South Sudan Records Alarming Rates Of Child Marriages, Prostitution

Support Peace Development Initiative Organisation (SPIDO), Executive Director, Wodcan Lazarus, on Friday disclosed that South Sudan has recorded more than 1,500 child marriages in five months.

SPIDO, in its report, said the teenagers have either been married off or impregnated since April.

The report released by SPIDO found alarming rates of early child marriages, pregnancies and prostitution in the three Eastern, Central and Western Equatoria states respectively.

The report uncovers widespread incidents of sexual-related offences, mostly rape, attempted rape, sexual harassment and murder of children.

The organisation said it documented at least 1,535 cases of child marriages and teenage pregnancies in the Equatoria region since South Sudan shut down schools in mid-March as a preventive measure against the COVID-19 pandemic.

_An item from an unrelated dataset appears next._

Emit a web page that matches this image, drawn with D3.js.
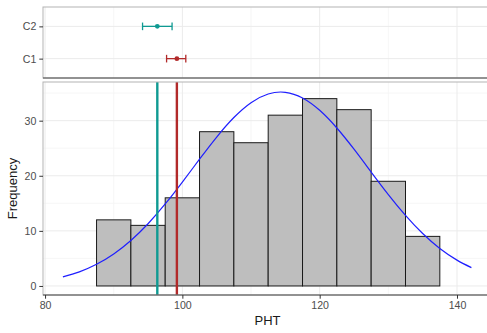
<!DOCTYPE html>
<html>
<head>
<meta charset="utf-8">
<script src="https://cdn.jsdelivr.net/npm/d3@7"></script>
<style>
  body { margin: 0; background: #fff; }
  text { font-family: "Liberation Sans", Arial, sans-serif; }
</style>
</head>
<body>
<svg id="chart" width="487" height="333"></svg>
<script>
// histogram bins (PHT)
const binStarts = [87.5, 92.5, 97.5, 102.5, 107.5, 112.5, 117.5, 122.5, 127.5, 132.5];
const binWidth = 5;
const counts = [12, 11, 16, 28, 26, 31, 34, 32, 19, 9];

// fitted curve
const curveX = [82.6, 85, 87.5, 90, 92.5, 95, 97.5, 100, 102.5, 105, 107.5, 110, 112.5,
  115, 117.5, 120, 122.5, 125, 127.5, 130, 132.5, 135, 137.5, 140, 142.1];
const curveY = [1.64, 2.56, 3.93, 5.81, 8.26, 11.29, 14.88, 18.86, 23.01, 27.03, 30.57, 33.27, 34.85,
  35.15, 34.12, 31.88, 28.67, 24.82, 20.68, 16.59, 12.81, 9.52, 6.81, 4.69, 3.33];

// group means and intervals
const groups = ["C2", "C1"];
const means = [96.35, 99.2];
const lower = [94.2, 97.7];
const upper = [98.5, 100.5];
const groupColors = ["#0f9a92", "#b22a2a"];

const xTicks = [80, 100, 120, 140];
const xMinor = [90, 110, 130];
const yTicks = [0, 10, 20, 30];
const yMinor = [5, 15, 25, 35];

const svg = d3.select("#chart");
const left = 43, right = 492;
const top1 = 7, bottom1 = 78;
const top2 = 82, bottom2 = 295;

const x = d3.scaleLinear().domain([79.7, 145.1]).range([left, right]);
const yTop = d3.scalePoint().domain(groups).range([top1, bottom1]).padding(0.6);
const y = d3.scaleLinear().domain([-1.64, 37.02]).range([bottom2, top2]);

const gridMajor = "#ebebeb", gridMinor = "#f4f4f4";

// ---- top panel ----
const p1 = svg.append("g");
p1.selectAll(".vmin").data(xMinor).enter().append("line")
  .attr("x1", d => x(d)).attr("x2", d => x(d))
  .attr("y1", top1).attr("y2", bottom1)
  .attr("stroke", gridMinor).attr("stroke-width", 0.8);
p1.selectAll(".vmaj").data(xTicks).enter().append("line")
  .attr("x1", d => x(d)).attr("x2", d => x(d))
  .attr("y1", top1).attr("y2", bottom1)
  .attr("stroke", gridMajor).attr("stroke-width", 1);
p1.selectAll(".hmaj").data(groups).enter().append("line")
  .attr("x1", left).attr("x2", right)
  .attr("y1", d => yTop(d)).attr("y2", d => yTop(d))
  .attr("stroke", gridMajor).attr("stroke-width", 1);

groups.forEach((gname, i) => {
  const cy = yTop(gname);
  const g = p1.append("g").attr("stroke", groupColors[i]).attr("stroke-width", 1.3);
  g.append("line").attr("x1", x(lower[i])).attr("x2", x(upper[i])).attr("y1", cy).attr("y2", cy);
  g.append("line").attr("x1", x(lower[i])).attr("x2", x(lower[i])).attr("y1", cy - 3.8).attr("y2", cy + 3.8);
  g.append("line").attr("x1", x(upper[i])).attr("x2", x(upper[i])).attr("y1", cy - 3.8).attr("y2", cy + 3.8);
  p1.append("circle").attr("cx", x(means[i])).attr("cy", cy).attr("r", 2.4)
    .attr("fill", groupColors[i]);
});

p1.append("rect").attr("x", left).attr("y", top1)
  .attr("width", right - left).attr("height", bottom1 - top1)
  .attr("fill", "none").attr("stroke", "#b3b3b3").attr("stroke-width", 1);
p1.append("line").attr("x1", left).attr("x2", right).attr("y1", bottom1).attr("y2", bottom1)
  .attr("stroke", "#4d4d4d").attr("stroke-width", 1.1);

const yAxisTop = p1.append("g").attr("transform", `translate(${left},0)`)
  .call(d3.axisLeft(yTop).tickSize(3.7).tickPadding(3));
yAxisTop.select(".domain").remove();

// ---- bottom panel ----
const p2 = svg.append("g");
p2.selectAll(".hmin").data(yMinor).enter().append("line")
  .attr("x1", left).attr("x2", right)
  .attr("y1", d => y(d)).attr("y2", d => y(d))
  .attr("stroke", gridMinor).attr("stroke-width", 0.8);
p2.selectAll(".vmin").data(xMinor).enter().append("line")
  .attr("x1", d => x(d)).attr("x2", d => x(d))
  .attr("y1", top2).attr("y2", bottom2)
  .attr("stroke", gridMinor).attr("stroke-width", 0.8);
p2.selectAll(".hmaj").data(yTicks).enter().append("line")
  .attr("x1", left).attr("x2", right)
  .attr("y1", d => y(d)).attr("y2", d => y(d))
  .attr("stroke", gridMajor).attr("stroke-width", 1);
p2.selectAll(".vmaj").data(xTicks).enter().append("line")
  .attr("x1", d => x(d)).attr("x2", d => x(d))
  .attr("y1", top2).attr("y2", bottom2)
  .attr("stroke", gridMajor).attr("stroke-width", 1);

p2.selectAll(".bar").data(counts).enter().append("rect")
  .attr("x", (d, i) => x(binStarts[i]))
  .attr("width", (d, i) => x(binStarts[i] + binWidth) - x(binStarts[i]))
  .attr("y", d => y(d))
  .attr("height", d => y(0) - y(d))
  .attr("fill", "#bebebe").attr("stroke", "#1a1a1a").attr("stroke-width", 1);

const line = d3.line().x(d => x(d[0])).y(d => y(d[1])).curve(d3.curveNatural);
p2.append("path").datum(curveX.map((v, i) => [v, curveY[i]]))
  .attr("d", line).attr("fill", "none")
  .attr("stroke", "#1f1fff").attr("stroke-width", 1.2);

// mean lines: C2 first then C1
[0, 1].forEach(i => {
  p2.append("line").attr("x1", x(means[i])).attr("x2", x(means[i]))
    .attr("y1", top2).attr("y2", bottom2)
    .attr("stroke", groupColors[i]).attr("stroke-width", 2.4);
});

p2.append("rect").attr("x", left).attr("y", top2)
  .attr("width", right - left).attr("height", bottom2 - top2)
  .attr("fill", "none").attr("stroke", "#b3b3b3").attr("stroke-width", 1);
p2.append("line").attr("x1", left).attr("x2", right).attr("y1", bottom2).attr("y2", bottom2)
  .attr("stroke", "#4d4d4d").attr("stroke-width", 1.1);

const yAxis = p2.append("g").attr("transform", `translate(${left},0)`)
  .call(d3.axisLeft(y).tickValues(yTicks).tickSize(3.7).tickPadding(3));
yAxis.select(".domain").remove();

const xAxis = p2.append("g").attr("transform", `translate(0,${bottom2})`)
  .call(d3.axisBottom(x).tickValues(xTicks).tickSize(3.7).tickPadding(2.5));
xAxis.select(".domain").remove();

svg.selectAll(".tick text").attr("font-size", 10.6).attr("fill", "#4d4d4d")
  .style("font-family", '"Liberation Sans", Arial, sans-serif');
svg.selectAll(".tick line").attr("stroke", "#333");

svg.append("text").attr("x", (left + right) / 2).attr("y", 325)
  .attr("text-anchor", "middle").attr("font-size", 13).attr("fill", "#1a1a1a").text("PHT");
svg.append("text").attr("transform", `translate(17,${(top2 + bottom2) / 2}) rotate(-90)`)
  .attr("text-anchor", "middle").attr("font-size", 13).attr("fill", "#1a1a1a").text("Frequency");
</script>
</body>
</html>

Western Equatoria takes the lead in cases of teenage marriage and pregnancies, with 1,182 cases followed by Eastern Equatoria with 318 cases, and Central Equatoria with 35 cases respectively.

“In this short period, over 1,500 girls have been married off in three regions. This tells that the situation could be worse in other regions where child marriage was rampant before the COVID-19 lockdown,” Lazarus said.

South Sudan’s legal age of marriage is 18, but the country has long before now grappled with high rates of early and forced marriages.

The civil society group warned that continued closure of schools and a biting economic crisis exacerbated by the COVID-19 crisis could lead to more child marriages.

“Sustenance could be making parents force their girls into marriages with the hope of getting dowry because in many South Sudanese cultures, girls are looked at as sources of wealth,” Lazarus said.

The report calls for urgent measures to prevent and mitigate child abuses.

It also called for the provision of medical care for child abuse survivors and increased advocacy for human rights.

The report further recommends the establishment of a juvenile justice legal aid scheme in the east African country.